Material provided
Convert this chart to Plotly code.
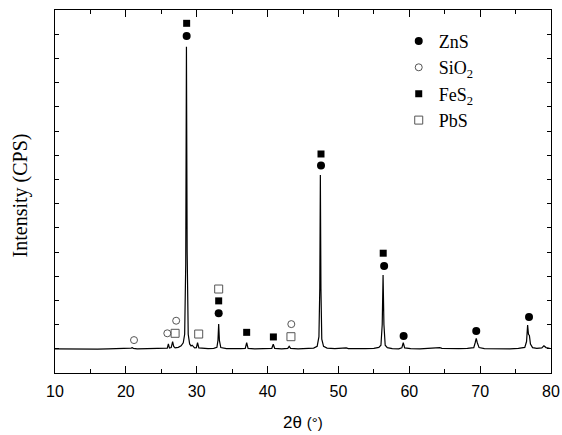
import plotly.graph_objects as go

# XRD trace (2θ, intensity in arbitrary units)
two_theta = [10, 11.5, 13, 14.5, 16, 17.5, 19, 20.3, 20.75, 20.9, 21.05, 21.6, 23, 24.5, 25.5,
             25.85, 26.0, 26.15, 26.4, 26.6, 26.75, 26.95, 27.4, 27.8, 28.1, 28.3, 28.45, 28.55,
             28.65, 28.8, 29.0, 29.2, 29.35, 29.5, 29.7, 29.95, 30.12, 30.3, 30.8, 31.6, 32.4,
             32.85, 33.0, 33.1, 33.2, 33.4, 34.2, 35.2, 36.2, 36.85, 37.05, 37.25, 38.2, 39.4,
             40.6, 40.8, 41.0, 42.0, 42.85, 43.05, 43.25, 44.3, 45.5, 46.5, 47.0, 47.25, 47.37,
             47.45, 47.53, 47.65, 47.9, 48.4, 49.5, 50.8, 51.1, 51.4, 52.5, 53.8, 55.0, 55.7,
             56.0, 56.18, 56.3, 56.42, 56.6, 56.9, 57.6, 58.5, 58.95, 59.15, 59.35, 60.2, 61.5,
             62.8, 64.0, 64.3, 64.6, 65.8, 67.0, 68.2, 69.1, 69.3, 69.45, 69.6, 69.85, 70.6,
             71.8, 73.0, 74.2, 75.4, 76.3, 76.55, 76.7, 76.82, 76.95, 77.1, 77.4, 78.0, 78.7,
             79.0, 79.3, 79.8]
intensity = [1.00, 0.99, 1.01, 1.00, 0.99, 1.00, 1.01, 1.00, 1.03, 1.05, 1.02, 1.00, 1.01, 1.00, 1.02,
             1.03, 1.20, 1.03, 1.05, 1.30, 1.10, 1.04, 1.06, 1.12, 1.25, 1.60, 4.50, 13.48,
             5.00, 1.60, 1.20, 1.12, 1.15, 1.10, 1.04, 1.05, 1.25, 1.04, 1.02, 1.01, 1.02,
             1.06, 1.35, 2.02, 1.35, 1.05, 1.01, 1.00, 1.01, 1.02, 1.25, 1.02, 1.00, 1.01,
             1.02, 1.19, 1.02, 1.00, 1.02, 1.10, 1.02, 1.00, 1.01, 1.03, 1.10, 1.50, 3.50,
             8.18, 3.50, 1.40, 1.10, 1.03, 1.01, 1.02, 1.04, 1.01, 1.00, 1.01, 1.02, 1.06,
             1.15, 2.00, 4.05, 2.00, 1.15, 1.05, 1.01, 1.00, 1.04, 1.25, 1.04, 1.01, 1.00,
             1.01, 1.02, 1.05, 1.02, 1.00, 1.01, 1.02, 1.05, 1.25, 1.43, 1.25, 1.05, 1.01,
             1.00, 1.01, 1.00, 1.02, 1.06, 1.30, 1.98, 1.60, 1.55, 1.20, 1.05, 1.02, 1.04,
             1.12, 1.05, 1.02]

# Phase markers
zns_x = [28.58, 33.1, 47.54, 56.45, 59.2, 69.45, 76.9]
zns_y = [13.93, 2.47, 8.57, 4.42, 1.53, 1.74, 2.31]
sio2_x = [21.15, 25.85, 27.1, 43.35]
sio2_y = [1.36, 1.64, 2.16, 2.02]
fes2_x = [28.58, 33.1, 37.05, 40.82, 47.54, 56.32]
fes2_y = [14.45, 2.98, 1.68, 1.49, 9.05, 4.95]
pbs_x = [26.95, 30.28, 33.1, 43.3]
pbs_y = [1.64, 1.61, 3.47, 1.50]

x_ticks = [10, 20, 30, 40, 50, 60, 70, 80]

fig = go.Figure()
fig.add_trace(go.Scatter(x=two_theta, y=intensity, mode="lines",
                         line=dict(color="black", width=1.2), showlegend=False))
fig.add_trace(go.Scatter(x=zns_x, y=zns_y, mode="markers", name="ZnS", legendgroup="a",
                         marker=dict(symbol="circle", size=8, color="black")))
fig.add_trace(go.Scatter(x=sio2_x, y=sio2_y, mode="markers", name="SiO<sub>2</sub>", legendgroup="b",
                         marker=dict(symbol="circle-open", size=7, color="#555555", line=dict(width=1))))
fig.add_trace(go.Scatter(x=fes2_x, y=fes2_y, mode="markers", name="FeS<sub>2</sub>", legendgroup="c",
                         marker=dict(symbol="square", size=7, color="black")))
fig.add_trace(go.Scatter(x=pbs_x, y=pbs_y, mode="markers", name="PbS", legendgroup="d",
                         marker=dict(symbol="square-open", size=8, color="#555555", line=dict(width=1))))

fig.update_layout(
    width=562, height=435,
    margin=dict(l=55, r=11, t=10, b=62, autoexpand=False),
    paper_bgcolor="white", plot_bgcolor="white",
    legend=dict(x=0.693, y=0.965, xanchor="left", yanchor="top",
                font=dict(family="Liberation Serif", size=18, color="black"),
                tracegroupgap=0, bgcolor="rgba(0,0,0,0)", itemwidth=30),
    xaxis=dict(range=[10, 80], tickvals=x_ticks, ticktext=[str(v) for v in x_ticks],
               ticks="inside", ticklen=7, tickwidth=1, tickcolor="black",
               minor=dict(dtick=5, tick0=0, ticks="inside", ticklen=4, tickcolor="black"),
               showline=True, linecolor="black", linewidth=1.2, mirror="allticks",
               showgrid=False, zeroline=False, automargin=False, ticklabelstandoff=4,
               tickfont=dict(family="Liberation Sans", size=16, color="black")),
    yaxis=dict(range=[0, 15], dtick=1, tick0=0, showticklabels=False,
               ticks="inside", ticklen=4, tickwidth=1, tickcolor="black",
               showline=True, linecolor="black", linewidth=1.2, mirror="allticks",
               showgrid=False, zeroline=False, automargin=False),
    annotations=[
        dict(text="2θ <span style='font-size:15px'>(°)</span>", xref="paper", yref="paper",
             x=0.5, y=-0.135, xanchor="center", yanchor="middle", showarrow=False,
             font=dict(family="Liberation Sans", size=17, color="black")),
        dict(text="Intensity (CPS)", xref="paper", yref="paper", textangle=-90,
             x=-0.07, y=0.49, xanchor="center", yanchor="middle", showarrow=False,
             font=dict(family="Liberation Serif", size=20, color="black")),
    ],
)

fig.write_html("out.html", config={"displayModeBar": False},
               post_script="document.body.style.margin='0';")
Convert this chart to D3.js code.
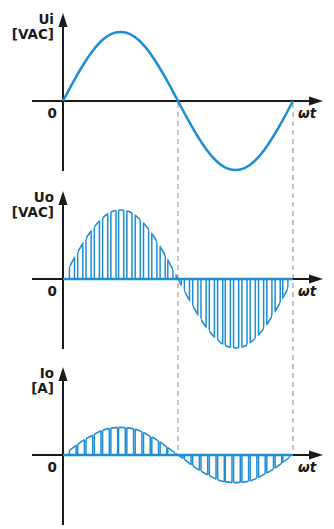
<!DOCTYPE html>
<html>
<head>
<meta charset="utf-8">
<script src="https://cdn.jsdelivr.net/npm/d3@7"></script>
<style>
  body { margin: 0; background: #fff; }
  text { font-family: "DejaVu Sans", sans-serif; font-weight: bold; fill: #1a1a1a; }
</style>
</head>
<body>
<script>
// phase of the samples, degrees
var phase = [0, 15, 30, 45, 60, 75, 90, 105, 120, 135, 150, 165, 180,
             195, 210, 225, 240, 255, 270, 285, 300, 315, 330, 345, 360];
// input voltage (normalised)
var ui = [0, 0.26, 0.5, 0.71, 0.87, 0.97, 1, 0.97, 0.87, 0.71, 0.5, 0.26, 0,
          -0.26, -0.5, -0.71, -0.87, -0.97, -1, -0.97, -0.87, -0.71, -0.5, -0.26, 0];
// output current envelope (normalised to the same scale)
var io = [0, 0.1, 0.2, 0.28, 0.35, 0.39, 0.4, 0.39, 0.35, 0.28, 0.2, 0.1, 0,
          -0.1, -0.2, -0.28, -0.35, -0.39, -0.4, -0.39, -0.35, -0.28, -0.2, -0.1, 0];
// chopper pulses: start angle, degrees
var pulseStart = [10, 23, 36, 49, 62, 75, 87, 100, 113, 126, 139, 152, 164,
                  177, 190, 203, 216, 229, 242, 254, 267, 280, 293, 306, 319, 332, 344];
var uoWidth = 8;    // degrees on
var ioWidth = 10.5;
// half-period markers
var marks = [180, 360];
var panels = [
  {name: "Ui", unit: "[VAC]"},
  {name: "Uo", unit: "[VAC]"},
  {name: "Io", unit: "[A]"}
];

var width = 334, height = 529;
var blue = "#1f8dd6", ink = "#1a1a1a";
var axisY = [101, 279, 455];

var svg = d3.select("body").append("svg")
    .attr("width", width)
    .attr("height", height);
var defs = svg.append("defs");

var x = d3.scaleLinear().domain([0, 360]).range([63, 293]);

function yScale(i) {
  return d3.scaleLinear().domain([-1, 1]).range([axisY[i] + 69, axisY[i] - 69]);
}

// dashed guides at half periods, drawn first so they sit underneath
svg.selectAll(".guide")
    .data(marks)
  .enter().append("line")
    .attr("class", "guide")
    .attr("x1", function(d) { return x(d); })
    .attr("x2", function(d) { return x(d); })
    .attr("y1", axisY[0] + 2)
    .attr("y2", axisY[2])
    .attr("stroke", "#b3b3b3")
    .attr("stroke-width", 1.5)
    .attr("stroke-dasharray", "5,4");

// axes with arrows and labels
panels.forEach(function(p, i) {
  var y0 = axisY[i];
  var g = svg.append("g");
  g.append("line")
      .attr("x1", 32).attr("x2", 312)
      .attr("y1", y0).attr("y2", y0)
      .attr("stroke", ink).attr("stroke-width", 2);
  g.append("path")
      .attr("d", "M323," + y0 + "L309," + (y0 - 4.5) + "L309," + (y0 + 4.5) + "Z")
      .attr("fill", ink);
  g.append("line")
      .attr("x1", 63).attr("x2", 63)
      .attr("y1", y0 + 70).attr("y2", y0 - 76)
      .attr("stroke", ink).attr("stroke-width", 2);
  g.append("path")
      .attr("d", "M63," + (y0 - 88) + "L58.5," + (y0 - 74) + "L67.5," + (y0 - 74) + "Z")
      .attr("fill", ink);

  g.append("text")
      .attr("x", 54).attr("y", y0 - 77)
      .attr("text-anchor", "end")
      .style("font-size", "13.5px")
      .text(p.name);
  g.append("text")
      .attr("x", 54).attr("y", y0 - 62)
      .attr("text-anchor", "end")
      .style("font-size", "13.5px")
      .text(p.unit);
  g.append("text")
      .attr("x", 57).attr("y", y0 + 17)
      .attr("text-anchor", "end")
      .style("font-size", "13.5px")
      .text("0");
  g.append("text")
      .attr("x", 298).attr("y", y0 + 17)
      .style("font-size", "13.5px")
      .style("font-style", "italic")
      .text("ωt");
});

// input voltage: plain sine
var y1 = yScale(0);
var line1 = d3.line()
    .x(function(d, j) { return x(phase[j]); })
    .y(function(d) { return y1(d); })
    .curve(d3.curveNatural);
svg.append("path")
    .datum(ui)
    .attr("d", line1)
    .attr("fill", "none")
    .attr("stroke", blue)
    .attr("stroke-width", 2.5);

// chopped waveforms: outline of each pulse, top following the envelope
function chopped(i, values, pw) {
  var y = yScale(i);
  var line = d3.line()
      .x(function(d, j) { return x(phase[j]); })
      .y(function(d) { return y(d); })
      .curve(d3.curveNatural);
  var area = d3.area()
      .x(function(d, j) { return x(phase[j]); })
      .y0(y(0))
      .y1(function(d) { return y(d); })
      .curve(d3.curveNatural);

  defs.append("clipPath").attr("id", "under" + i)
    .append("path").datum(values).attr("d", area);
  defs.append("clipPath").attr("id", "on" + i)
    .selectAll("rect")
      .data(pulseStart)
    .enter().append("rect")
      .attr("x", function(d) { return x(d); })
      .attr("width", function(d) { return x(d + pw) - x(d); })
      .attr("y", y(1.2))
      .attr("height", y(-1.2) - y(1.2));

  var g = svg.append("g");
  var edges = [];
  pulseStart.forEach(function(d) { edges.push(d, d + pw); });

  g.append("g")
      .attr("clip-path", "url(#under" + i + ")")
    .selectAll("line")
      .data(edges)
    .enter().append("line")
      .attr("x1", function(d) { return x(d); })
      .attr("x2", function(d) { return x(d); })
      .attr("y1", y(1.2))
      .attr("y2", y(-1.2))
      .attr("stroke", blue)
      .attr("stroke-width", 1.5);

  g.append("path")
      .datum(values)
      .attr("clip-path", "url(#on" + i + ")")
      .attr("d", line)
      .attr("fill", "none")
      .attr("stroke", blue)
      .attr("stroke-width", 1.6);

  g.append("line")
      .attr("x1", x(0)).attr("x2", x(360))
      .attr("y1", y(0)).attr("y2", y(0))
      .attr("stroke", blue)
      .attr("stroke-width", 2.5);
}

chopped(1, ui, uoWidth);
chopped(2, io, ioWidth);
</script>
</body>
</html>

* * *

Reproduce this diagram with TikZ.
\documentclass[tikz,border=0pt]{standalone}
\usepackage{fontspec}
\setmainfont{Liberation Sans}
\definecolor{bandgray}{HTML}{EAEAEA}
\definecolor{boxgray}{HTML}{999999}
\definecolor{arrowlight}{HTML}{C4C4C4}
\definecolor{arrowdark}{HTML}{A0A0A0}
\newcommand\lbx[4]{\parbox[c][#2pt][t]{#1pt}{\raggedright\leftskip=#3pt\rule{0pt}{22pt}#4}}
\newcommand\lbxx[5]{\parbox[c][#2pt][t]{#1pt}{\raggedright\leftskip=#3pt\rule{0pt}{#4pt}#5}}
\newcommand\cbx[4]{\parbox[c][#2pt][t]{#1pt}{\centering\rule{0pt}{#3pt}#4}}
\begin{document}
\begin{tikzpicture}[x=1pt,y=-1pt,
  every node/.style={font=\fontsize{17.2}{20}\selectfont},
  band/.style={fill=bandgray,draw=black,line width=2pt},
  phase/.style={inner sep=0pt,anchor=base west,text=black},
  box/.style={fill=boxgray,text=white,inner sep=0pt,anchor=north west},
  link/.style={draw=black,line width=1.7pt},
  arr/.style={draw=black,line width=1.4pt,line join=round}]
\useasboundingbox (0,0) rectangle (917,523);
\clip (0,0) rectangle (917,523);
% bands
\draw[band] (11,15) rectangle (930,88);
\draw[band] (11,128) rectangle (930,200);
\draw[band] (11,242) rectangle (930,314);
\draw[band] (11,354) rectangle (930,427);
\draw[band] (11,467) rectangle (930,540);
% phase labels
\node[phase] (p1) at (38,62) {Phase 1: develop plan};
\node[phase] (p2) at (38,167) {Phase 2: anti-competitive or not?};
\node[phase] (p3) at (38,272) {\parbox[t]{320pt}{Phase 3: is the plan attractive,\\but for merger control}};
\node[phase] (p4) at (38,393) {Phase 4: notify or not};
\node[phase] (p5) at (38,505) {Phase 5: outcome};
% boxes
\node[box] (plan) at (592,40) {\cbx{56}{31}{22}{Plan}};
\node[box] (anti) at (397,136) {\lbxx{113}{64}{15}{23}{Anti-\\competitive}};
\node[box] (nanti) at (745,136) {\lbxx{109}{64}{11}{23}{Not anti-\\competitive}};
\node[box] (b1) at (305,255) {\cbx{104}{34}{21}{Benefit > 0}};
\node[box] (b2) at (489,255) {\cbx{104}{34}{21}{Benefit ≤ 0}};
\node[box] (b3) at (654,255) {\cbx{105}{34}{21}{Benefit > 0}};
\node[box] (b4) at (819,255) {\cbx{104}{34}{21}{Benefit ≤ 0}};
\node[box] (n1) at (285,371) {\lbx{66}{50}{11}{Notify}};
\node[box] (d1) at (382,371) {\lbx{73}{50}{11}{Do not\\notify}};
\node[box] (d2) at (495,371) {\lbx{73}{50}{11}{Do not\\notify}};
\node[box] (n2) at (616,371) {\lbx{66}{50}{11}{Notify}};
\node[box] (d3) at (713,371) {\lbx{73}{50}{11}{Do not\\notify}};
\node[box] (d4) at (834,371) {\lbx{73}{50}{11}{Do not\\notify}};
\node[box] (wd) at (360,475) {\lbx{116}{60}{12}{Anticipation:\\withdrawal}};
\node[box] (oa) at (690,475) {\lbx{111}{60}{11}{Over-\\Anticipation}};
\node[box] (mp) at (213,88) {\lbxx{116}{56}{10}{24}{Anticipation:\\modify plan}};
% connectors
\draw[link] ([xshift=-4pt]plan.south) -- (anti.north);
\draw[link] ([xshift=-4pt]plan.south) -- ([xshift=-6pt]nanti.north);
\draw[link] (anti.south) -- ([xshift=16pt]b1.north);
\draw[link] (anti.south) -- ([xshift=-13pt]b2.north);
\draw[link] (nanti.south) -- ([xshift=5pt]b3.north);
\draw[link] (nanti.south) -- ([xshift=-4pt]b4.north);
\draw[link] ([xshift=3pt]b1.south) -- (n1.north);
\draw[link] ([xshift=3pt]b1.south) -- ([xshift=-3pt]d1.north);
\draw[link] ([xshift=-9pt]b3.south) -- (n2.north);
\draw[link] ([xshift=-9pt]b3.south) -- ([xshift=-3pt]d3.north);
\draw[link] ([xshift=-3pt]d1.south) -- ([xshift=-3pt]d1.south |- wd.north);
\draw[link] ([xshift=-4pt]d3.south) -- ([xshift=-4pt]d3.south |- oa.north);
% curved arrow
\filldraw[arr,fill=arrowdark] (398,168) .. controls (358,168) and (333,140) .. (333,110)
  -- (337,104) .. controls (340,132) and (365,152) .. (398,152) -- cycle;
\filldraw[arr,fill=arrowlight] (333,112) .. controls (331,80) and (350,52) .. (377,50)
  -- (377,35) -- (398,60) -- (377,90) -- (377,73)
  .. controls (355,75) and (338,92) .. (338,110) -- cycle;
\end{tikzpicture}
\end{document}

Challenge
Of the lines in the listing above, how many hold the string "chart"? Reply with the number only.

Reply to the exercise
2